_Data_
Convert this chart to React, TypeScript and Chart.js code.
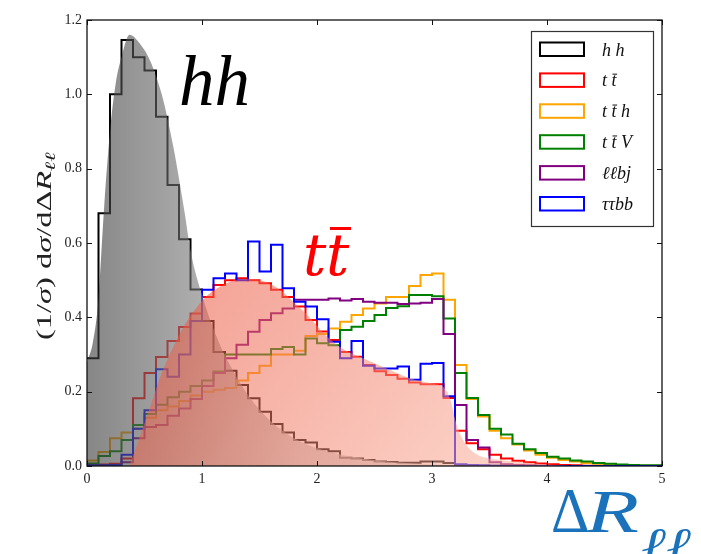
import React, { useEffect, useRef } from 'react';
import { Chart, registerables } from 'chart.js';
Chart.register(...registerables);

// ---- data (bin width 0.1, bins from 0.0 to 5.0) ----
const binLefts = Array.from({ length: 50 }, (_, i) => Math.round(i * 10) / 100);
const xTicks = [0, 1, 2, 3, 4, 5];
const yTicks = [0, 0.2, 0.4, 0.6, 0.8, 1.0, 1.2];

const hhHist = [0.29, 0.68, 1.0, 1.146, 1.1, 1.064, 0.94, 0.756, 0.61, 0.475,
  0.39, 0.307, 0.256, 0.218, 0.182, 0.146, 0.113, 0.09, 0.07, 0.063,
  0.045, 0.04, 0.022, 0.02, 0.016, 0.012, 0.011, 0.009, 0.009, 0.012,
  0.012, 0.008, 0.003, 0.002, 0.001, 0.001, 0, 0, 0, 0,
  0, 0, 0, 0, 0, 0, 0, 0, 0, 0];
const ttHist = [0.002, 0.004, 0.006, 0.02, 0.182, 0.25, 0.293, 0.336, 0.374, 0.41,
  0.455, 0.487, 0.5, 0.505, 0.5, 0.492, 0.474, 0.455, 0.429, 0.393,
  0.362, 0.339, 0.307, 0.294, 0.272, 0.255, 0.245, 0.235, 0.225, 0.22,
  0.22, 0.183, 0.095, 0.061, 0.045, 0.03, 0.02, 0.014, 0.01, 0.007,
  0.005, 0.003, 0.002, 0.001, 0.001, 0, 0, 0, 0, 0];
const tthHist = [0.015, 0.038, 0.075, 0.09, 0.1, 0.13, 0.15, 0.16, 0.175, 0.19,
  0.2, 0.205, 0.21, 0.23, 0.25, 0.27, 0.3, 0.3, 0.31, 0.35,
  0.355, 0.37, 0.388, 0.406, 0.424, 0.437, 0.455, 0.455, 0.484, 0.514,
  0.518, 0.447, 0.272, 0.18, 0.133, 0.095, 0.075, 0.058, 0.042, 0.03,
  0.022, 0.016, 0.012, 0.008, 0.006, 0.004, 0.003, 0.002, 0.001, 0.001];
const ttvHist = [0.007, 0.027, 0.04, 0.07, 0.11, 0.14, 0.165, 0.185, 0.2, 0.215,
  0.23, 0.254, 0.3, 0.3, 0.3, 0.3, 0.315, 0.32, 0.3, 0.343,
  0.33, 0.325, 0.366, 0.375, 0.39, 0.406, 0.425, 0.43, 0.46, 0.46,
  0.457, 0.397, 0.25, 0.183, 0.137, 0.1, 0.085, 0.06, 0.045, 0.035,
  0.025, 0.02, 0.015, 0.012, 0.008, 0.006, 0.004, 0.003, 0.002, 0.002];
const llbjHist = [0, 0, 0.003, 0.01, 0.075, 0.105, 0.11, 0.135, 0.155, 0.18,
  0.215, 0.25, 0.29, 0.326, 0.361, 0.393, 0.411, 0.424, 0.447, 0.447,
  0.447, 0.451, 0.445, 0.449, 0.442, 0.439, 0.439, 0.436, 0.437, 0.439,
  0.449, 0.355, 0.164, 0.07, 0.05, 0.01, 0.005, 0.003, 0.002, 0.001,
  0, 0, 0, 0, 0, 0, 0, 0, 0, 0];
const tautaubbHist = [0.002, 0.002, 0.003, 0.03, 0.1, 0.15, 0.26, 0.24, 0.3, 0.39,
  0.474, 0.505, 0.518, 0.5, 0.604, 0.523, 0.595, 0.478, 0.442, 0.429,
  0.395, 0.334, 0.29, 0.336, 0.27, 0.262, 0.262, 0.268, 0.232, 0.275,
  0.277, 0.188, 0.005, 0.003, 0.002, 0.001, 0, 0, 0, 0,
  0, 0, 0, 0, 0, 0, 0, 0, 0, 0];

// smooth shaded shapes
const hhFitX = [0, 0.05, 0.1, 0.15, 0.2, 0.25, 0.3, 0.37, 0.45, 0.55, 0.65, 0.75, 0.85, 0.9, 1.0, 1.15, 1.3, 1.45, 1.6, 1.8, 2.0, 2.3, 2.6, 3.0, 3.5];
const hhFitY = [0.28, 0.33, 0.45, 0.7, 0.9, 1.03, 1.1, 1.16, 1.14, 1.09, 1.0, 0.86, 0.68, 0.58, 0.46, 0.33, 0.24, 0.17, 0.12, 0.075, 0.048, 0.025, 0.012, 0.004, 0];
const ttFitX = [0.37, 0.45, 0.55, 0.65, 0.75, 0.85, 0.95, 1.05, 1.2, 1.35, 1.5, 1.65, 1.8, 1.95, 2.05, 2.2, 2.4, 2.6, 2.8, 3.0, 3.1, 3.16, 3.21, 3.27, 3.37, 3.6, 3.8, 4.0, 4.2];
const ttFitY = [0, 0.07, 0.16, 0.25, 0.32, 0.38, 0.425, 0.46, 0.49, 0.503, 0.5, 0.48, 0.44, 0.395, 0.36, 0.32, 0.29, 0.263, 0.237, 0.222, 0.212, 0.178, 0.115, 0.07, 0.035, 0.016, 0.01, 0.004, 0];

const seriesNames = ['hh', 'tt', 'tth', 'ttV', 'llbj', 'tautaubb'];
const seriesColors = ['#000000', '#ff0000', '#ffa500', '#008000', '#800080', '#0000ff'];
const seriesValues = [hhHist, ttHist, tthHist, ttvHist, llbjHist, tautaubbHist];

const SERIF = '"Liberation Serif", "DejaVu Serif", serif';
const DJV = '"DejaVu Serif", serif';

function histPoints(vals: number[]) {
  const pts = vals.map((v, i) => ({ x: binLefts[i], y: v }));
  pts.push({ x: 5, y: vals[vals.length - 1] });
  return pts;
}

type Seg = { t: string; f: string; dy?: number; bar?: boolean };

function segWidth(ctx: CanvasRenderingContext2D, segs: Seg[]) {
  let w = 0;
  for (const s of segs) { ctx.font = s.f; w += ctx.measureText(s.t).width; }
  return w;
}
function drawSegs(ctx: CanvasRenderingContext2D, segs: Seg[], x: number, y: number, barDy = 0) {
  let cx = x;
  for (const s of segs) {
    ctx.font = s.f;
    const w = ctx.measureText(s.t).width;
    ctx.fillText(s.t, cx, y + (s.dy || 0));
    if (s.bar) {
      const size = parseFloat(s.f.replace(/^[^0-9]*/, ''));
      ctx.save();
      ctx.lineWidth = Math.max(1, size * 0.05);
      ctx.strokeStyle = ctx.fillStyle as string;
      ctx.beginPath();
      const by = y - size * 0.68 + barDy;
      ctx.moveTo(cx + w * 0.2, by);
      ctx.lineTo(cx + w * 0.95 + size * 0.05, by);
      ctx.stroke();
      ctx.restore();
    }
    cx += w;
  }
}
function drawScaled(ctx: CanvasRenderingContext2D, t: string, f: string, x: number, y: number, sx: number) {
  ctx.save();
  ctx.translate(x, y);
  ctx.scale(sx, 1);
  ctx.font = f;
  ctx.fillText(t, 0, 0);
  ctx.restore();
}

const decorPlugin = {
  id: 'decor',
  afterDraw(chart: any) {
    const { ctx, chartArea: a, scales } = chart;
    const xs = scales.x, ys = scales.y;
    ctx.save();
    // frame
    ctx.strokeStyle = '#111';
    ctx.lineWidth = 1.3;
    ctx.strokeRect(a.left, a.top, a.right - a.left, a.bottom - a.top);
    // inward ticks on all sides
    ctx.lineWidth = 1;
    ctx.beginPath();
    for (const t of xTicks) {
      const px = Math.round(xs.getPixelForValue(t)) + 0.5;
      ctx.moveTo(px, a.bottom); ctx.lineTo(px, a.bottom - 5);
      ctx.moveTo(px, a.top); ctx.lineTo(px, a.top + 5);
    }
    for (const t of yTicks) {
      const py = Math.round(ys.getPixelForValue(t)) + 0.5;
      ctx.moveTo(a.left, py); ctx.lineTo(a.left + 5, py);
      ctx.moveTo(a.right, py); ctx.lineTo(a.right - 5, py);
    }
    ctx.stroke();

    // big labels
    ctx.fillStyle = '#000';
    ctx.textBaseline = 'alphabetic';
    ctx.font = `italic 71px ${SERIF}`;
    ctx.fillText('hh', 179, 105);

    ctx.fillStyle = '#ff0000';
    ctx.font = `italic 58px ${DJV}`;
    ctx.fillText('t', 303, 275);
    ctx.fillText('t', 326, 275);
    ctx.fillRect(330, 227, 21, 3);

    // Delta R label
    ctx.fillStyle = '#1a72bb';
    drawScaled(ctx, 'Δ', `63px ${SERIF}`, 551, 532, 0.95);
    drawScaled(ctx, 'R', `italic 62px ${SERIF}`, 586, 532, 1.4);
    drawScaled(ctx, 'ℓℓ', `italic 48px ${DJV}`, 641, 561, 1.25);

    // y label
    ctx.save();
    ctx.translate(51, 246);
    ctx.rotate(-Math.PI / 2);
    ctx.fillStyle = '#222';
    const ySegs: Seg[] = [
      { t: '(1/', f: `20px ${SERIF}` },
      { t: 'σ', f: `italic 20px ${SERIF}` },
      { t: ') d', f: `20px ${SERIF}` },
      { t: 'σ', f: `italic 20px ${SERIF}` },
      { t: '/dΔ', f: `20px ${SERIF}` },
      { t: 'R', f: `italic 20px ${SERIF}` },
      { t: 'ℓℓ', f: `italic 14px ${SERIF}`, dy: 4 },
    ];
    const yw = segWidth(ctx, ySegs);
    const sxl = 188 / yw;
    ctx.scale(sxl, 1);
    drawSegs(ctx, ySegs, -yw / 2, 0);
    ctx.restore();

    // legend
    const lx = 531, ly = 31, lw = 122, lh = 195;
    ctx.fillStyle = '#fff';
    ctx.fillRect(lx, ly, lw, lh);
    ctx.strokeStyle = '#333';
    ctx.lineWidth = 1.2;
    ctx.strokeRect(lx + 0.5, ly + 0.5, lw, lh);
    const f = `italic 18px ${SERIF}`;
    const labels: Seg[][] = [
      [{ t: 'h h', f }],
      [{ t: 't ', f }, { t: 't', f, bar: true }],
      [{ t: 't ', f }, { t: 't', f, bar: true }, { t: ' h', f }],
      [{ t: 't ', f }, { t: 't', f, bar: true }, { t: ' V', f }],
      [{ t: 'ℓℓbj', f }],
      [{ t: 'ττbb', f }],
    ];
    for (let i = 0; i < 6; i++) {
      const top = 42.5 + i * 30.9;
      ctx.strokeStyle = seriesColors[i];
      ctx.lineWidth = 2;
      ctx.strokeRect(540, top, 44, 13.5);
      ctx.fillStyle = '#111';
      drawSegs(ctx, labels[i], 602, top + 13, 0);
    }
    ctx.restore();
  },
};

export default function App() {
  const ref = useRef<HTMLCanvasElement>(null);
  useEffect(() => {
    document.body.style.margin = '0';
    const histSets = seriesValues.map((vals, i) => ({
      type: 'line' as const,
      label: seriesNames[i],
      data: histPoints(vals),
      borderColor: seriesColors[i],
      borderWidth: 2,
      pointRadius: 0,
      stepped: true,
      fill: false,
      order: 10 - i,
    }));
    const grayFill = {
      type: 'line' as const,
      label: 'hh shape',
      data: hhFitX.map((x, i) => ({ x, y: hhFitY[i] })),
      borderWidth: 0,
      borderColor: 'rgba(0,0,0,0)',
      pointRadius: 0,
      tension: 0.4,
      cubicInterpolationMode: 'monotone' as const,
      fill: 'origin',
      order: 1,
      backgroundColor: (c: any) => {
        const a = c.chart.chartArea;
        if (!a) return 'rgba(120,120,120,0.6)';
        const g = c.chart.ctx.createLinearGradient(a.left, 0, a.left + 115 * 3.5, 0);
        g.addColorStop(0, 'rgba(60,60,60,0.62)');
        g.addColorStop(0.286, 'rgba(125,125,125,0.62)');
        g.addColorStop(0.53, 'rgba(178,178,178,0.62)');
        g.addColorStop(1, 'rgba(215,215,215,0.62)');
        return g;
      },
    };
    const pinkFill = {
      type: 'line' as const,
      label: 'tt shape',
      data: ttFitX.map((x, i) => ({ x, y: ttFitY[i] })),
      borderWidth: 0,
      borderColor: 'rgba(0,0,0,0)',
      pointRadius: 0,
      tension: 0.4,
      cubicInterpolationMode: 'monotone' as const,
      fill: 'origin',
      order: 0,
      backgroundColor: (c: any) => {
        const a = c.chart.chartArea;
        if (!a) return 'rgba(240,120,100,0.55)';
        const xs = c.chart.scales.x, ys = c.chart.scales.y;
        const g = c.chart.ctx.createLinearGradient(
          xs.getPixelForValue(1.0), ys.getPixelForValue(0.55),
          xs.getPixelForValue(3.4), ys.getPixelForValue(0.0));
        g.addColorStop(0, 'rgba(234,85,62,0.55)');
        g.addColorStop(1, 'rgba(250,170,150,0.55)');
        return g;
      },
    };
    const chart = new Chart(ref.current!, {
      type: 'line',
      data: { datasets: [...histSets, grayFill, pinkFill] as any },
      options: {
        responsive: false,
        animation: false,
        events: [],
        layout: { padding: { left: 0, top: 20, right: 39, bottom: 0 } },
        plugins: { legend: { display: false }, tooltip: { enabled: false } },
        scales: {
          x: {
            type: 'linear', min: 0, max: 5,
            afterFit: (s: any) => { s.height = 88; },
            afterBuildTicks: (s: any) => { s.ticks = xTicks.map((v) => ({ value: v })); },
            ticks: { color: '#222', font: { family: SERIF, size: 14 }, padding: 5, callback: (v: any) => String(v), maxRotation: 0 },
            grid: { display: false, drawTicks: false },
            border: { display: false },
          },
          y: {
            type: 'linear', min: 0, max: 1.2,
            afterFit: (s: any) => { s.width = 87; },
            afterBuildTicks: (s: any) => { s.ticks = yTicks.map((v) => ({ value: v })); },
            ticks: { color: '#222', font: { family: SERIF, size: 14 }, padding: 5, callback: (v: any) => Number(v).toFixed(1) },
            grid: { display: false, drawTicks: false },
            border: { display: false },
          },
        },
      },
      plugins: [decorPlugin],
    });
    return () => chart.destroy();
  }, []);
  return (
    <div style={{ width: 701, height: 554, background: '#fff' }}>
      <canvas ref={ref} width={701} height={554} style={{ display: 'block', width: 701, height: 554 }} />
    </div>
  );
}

_Problem description_
Restate only the lines running from the start of the material above through the line containing "Chart.register(...registerables);", ends included. No pictures.

_Answer below_
Convert this chart to React, TypeScript and Chart.js code.
import React, { useEffect, useRef } from 'react';
import { Chart, registerables } from 'chart.js';
Chart.register(...registerables);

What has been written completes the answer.